> _Records from a data source_:
————————

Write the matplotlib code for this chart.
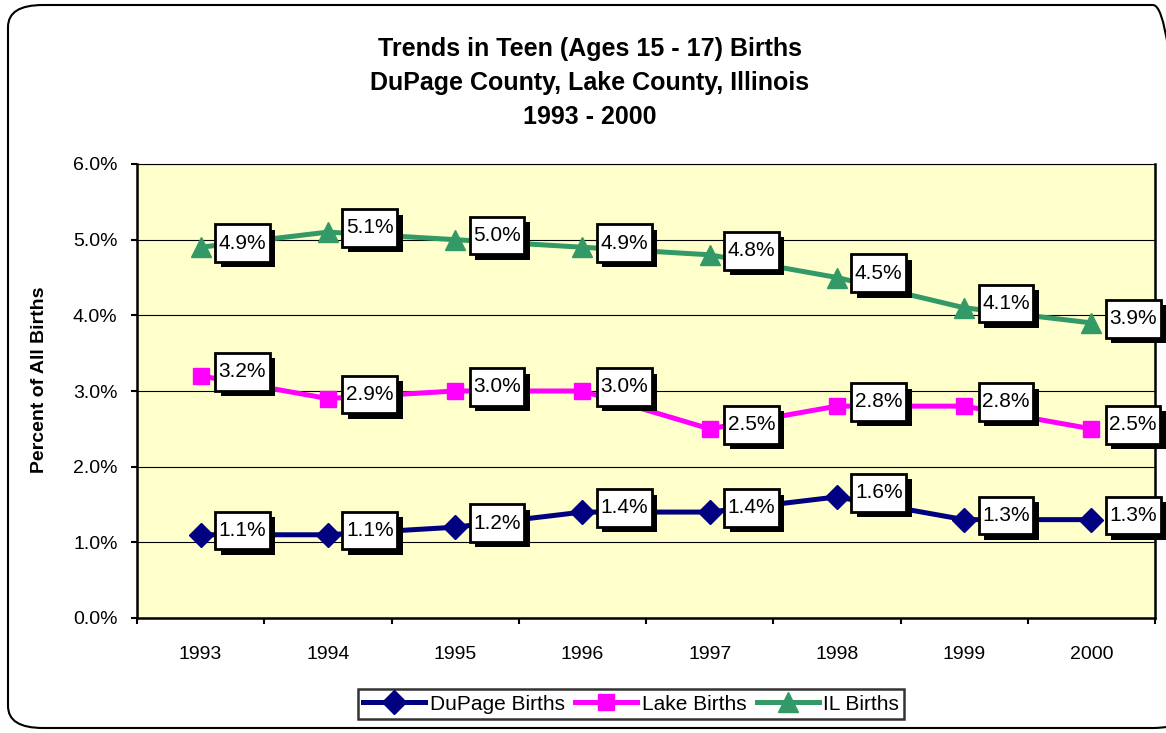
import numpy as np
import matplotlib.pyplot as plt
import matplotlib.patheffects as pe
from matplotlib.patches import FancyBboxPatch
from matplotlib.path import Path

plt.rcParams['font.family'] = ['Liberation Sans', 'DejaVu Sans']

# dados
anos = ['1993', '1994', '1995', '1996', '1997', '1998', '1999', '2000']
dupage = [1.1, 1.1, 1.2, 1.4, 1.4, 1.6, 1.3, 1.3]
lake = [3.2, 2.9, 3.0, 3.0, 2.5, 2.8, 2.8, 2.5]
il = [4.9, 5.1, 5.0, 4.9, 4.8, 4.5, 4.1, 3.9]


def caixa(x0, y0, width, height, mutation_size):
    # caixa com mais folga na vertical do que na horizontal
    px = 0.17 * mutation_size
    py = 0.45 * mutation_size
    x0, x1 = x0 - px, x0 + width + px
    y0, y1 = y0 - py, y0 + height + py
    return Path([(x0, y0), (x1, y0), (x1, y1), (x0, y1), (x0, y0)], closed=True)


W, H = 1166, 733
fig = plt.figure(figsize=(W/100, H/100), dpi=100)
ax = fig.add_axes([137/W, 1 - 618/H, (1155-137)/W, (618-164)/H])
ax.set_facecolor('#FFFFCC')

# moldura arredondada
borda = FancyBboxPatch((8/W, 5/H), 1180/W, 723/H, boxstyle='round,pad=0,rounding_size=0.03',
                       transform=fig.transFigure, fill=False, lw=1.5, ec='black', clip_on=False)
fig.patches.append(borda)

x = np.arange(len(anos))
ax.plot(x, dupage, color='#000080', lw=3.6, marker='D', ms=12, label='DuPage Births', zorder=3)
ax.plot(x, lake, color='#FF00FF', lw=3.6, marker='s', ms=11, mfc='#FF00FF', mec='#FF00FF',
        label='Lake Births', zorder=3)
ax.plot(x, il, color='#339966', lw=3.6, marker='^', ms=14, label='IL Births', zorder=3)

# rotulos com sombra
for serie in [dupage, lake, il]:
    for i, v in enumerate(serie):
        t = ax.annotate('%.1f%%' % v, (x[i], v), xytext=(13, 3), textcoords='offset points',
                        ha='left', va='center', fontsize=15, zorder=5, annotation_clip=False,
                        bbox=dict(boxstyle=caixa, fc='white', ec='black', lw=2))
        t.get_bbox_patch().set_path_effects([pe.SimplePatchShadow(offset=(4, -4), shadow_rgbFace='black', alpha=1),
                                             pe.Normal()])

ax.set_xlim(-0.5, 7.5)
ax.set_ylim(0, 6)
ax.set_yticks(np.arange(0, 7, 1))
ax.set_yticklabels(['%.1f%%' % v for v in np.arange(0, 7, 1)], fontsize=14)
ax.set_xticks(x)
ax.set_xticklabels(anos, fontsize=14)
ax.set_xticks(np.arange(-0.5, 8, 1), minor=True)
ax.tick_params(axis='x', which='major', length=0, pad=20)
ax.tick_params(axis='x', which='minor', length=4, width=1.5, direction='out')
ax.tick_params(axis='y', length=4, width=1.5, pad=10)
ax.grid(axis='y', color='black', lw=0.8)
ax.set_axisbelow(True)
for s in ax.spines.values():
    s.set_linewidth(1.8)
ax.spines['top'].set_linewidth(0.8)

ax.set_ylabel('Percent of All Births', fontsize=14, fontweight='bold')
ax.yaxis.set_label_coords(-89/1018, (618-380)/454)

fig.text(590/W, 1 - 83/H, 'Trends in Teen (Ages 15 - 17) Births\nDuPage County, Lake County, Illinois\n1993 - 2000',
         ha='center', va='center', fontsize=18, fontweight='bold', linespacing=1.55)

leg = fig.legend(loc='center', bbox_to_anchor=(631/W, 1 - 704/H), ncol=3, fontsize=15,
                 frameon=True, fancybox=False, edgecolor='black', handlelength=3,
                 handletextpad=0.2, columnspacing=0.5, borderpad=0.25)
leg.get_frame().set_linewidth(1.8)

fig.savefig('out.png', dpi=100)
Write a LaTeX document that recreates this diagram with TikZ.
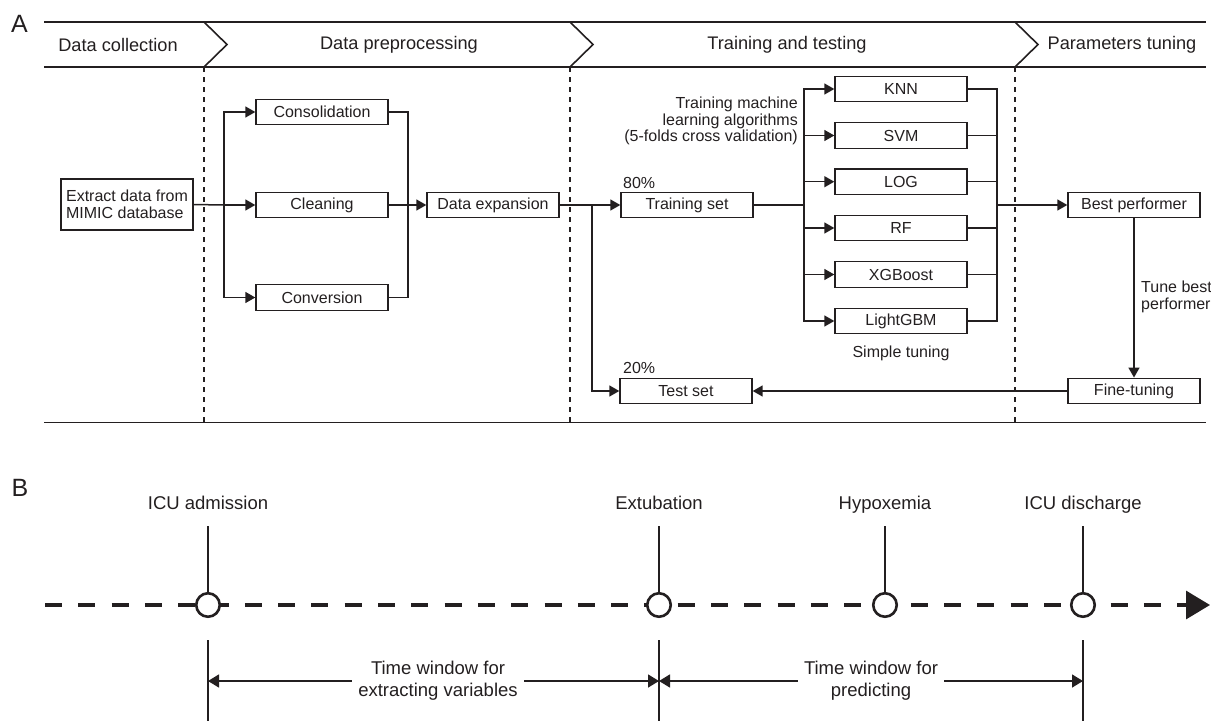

————————

> _WHAT THE TASK ASKS_:
Copy out the listing exactly as it stands, but not the pictures.

> _EXERCISE OUTPUT_:
Write the matplotlib code for this chart.
import numpy as np
import matplotlib.pyplot as plt
import matplotlib.patheffects as pe
from matplotlib.patches import FancyBboxPatch
from matplotlib.path import Path

plt.rcParams['font.family'] = ['Liberation Sans', 'DejaVu Sans']

# dados
anos = ['1993', '1994', '1995', '1996', '1997', '1998', '1999', '2000']
dupage = [1.1, 1.1, 1.2, 1.4, 1.4, 1.6, 1.3, 1.3]
lake = [3.2, 2.9, 3.0, 3.0, 2.5, 2.8, 2.8, 2.5]
il = [4.9, 5.1, 5.0, 4.9, 4.8, 4.5, 4.1, 3.9]


def caixa(x0, y0, width, height, mutation_size):
    # caixa com mais folga na vertical do que na horizontal
    px = 0.17 * mutation_size
    py = 0.45 * mutation_size
    x0, x1 = x0 - px, x0 + width + px
    y0, y1 = y0 - py, y0 + height + py
    return Path([(x0, y0), (x1, y0), (x1, y1), (x0, y1), (x0, y0)], closed=True)


W, H = 1166, 733
fig = plt.figure(figsize=(W/100, H/100), dpi=100)
ax = fig.add_axes([137/W, 1 - 618/H, (1155-137)/W, (618-164)/H])
ax.set_facecolor('#FFFFCC')

# moldura arredondada
borda = FancyBboxPatch((8/W, 5/H), 1180/W, 723/H, boxstyle='round,pad=0,rounding_size=0.03',
                       transform=fig.transFigure, fill=False, lw=1.5, ec='black', clip_on=False)
fig.patches.append(borda)

x = np.arange(len(anos))
ax.plot(x, dupage, color='#000080', lw=3.6, marker='D', ms=12, label='DuPage Births', zorder=3)
ax.plot(x, lake, color='#FF00FF', lw=3.6, marker='s', ms=11, mfc='#FF00FF', mec='#FF00FF',
        label='Lake Births', zorder=3)
ax.plot(x, il, color='#339966', lw=3.6, marker='^', ms=14, label='IL Births', zorder=3)

# rotulos com sombra
for serie in [dupage, lake, il]:
    for i, v in enumerate(serie):
        t = ax.annotate('%.1f%%' % v, (x[i], v), xytext=(13, 3), textcoords='offset points',
                        ha='left', va='center', fontsize=15, zorder=5, annotation_clip=False,
                        bbox=dict(boxstyle=caixa, fc='white', ec='black', lw=2))
        t.get_bbox_patch().set_path_effects([pe.SimplePatchShadow(offset=(4, -4), shadow_rgbFace='black', alpha=1),
                                             pe.Normal()])

ax.set_xlim(-0.5, 7.5)
ax.set_ylim(0, 6)
ax.set_yticks(np.arange(0, 7, 1))
ax.set_yticklabels(['%.1f%%' % v for v in np.arange(0, 7, 1)], fontsize=14)
ax.set_xticks(x)
ax.set_xticklabels(anos, fontsize=14)
ax.set_xticks(np.arange(-0.5, 8, 1), minor=True)
ax.tick_params(axis='x', which='major', length=0, pad=20)
ax.tick_params(axis='x', which='minor', length=4, width=1.5, direction='out')
ax.tick_params(axis='y', length=4, width=1.5, pad=10)
ax.grid(axis='y', color='black', lw=0.8)
ax.set_axisbelow(True)
for s in ax.spines.values():
    s.set_linewidth(1.8)
ax.spines['top'].set_linewidth(0.8)

ax.set_ylabel('Percent of All Births', fontsize=14, fontweight='bold')
ax.yaxis.set_label_coords(-89/1018, (618-380)/454)

fig.text(590/W, 1 - 83/H, 'Trends in Teen (Ages 15 - 17) Births\nDuPage County, Lake County, Illinois\n1993 - 2000',
         ha='center', va='center', fontsize=18, fontweight='bold', linespacing=1.55)

leg = fig.legend(loc='center', bbox_to_anchor=(631/W, 1 - 704/H), ncol=3, fontsize=15,
                 frameon=True, fancybox=False, edgecolor='black', handlelength=3,
                 handletextpad=0.2, columnspacing=0.5, borderpad=0.25)
leg.get_frame().set_linewidth(1.8)

fig.savefig('out.png', dpi=100)
Write a LaTeX document that recreates this diagram with TikZ.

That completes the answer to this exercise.